[Source data]
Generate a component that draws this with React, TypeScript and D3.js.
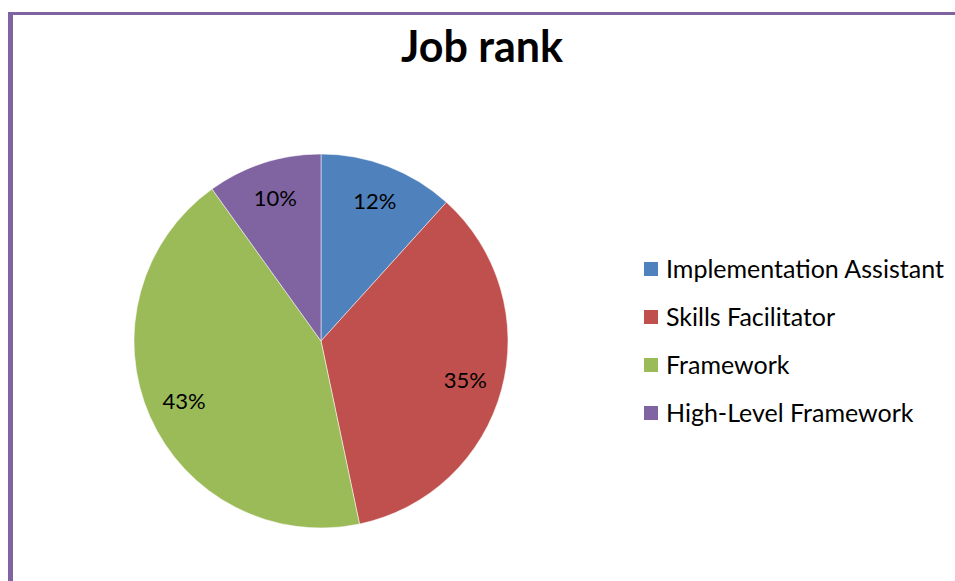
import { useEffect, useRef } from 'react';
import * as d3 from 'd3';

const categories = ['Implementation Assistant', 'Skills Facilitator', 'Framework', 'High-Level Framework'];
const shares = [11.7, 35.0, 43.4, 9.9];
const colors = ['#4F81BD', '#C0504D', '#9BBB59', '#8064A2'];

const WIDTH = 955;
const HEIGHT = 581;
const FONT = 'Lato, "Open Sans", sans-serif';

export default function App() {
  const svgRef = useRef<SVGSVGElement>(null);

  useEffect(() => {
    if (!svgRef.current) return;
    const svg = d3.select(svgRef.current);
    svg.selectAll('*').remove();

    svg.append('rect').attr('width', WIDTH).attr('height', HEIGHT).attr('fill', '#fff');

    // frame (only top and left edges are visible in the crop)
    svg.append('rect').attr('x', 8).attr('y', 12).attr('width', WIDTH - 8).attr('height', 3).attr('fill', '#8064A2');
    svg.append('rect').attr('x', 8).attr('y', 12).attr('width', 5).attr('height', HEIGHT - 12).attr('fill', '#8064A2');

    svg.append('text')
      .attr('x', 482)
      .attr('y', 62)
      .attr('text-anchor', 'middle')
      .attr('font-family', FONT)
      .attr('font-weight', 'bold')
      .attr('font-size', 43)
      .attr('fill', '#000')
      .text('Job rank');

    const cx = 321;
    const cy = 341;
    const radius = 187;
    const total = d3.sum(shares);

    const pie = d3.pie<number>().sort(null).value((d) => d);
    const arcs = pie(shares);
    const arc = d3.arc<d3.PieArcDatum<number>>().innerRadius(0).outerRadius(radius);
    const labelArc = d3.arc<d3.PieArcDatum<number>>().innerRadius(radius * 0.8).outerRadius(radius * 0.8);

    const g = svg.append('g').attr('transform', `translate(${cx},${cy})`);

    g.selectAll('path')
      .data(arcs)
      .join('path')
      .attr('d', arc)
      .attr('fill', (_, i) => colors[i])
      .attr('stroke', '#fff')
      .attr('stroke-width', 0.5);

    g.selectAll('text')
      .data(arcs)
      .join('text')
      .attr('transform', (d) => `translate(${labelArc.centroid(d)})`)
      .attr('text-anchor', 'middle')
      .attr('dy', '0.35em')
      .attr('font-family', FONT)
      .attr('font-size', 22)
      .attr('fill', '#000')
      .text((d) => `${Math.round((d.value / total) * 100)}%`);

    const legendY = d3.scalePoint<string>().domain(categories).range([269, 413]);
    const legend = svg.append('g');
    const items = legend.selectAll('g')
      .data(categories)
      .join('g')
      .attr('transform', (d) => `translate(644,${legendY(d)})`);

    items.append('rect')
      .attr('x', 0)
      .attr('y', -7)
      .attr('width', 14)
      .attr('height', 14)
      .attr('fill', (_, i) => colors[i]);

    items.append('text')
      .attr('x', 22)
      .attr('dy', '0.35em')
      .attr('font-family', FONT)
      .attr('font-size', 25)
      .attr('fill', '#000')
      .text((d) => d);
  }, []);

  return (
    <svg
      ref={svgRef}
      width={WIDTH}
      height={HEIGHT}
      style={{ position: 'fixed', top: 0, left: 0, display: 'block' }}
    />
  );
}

--

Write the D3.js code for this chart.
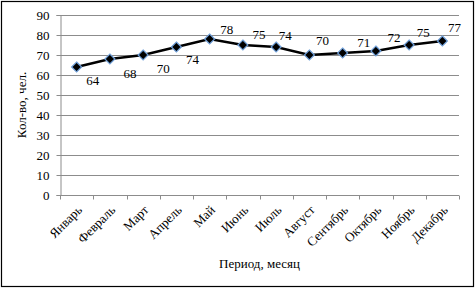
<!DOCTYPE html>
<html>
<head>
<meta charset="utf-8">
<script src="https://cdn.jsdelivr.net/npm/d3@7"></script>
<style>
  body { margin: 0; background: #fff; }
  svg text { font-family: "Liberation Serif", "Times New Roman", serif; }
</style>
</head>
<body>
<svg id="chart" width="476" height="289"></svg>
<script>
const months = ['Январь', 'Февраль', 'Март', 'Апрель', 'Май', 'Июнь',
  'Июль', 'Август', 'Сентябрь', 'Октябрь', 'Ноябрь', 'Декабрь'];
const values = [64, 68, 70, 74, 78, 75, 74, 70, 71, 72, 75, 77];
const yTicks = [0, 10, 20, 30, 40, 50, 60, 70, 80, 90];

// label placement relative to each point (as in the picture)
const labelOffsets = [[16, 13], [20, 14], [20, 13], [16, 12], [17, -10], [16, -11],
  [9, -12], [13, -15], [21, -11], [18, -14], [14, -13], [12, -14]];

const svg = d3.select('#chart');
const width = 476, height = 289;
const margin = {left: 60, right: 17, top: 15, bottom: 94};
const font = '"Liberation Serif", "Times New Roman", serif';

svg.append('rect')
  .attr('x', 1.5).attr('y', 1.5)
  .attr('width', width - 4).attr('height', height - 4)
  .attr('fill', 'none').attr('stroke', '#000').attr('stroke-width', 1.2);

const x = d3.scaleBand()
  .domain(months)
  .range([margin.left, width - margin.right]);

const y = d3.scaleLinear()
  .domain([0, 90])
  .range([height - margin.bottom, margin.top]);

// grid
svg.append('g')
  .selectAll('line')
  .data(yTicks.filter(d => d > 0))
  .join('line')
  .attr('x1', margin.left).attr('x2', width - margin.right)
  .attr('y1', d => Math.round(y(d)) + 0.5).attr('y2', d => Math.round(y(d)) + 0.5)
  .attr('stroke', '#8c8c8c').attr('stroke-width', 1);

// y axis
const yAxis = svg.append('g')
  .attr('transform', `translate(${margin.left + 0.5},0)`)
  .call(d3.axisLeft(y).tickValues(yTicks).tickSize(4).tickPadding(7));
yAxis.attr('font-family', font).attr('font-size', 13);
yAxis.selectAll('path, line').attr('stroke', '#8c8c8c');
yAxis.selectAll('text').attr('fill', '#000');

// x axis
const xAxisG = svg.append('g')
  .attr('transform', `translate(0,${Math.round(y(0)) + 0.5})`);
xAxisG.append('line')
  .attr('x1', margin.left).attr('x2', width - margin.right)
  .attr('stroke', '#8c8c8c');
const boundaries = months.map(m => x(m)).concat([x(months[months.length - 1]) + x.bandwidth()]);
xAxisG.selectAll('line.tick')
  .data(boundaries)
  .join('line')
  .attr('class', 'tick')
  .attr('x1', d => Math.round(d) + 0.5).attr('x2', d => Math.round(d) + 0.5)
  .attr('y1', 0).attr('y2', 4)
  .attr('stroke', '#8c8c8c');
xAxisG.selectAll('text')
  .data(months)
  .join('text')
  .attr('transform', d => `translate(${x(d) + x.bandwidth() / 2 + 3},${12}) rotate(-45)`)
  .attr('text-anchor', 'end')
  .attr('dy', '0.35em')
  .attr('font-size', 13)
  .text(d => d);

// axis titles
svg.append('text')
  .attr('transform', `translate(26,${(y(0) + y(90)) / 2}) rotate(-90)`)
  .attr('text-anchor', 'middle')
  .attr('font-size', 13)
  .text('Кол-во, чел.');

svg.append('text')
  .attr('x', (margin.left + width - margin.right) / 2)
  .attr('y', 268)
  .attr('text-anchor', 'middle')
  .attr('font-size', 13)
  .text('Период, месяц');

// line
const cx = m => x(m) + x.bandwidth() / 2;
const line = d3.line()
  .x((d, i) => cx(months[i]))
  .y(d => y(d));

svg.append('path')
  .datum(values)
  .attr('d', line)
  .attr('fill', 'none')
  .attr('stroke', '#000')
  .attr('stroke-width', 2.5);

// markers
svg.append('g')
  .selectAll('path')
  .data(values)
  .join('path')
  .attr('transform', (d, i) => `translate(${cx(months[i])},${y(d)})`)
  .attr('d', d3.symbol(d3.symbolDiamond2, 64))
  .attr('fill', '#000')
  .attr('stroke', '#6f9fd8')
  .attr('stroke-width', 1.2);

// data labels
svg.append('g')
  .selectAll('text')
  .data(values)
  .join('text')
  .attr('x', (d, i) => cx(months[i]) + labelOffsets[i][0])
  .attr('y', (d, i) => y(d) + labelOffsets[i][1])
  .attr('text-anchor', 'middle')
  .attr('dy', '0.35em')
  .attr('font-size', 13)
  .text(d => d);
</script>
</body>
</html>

▶ _Direction_: What's needed is an exact copy of the lines above from the one with "Generate a component" through the one with "const total = d3.sum(shares);", both included; the pictures stay out.

▶ _Response to the exercise_:
Generate a component that draws this with React, TypeScript and D3.js.
import { useEffect, useRef } from 'react';
import * as d3 from 'd3';

const categories = ['Implementation Assistant', 'Skills Facilitator', 'Framework', 'High-Level Framework'];
const shares = [11.7, 35.0, 43.4, 9.9];
const colors = ['#4F81BD', '#C0504D', '#9BBB59', '#8064A2'];

const WIDTH = 955;
const HEIGHT = 581;
const FONT = 'Lato, "Open Sans", sans-serif';

export default function App() {
  const svgRef = useRef<SVGSVGElement>(null);

  useEffect(() => {
    if (!svgRef.current) return;
    const svg = d3.select(svgRef.current);
    svg.selectAll('*').remove();

    svg.append('rect').attr('width', WIDTH).attr('height', HEIGHT).attr('fill', '#fff');

    // frame (only top and left edges are visible in the crop)
    svg.append('rect').attr('x', 8).attr('y', 12).attr('width', WIDTH - 8).attr('height', 3).attr('fill', '#8064A2');
    svg.append('rect').attr('x', 8).attr('y', 12).attr('width', 5).attr('height', HEIGHT - 12).attr('fill', '#8064A2');

    svg.append('text')
      .attr('x', 482)
      .attr('y', 62)
      .attr('text-anchor', 'middle')
      .attr('font-family', FONT)
      .attr('font-weight', 'bold')
      .attr('font-size', 43)
      .attr('fill', '#000')
      .text('Job rank');

    const cx = 321;
    const cy = 341;
    const radius = 187;
    const total = d3.sum(shares);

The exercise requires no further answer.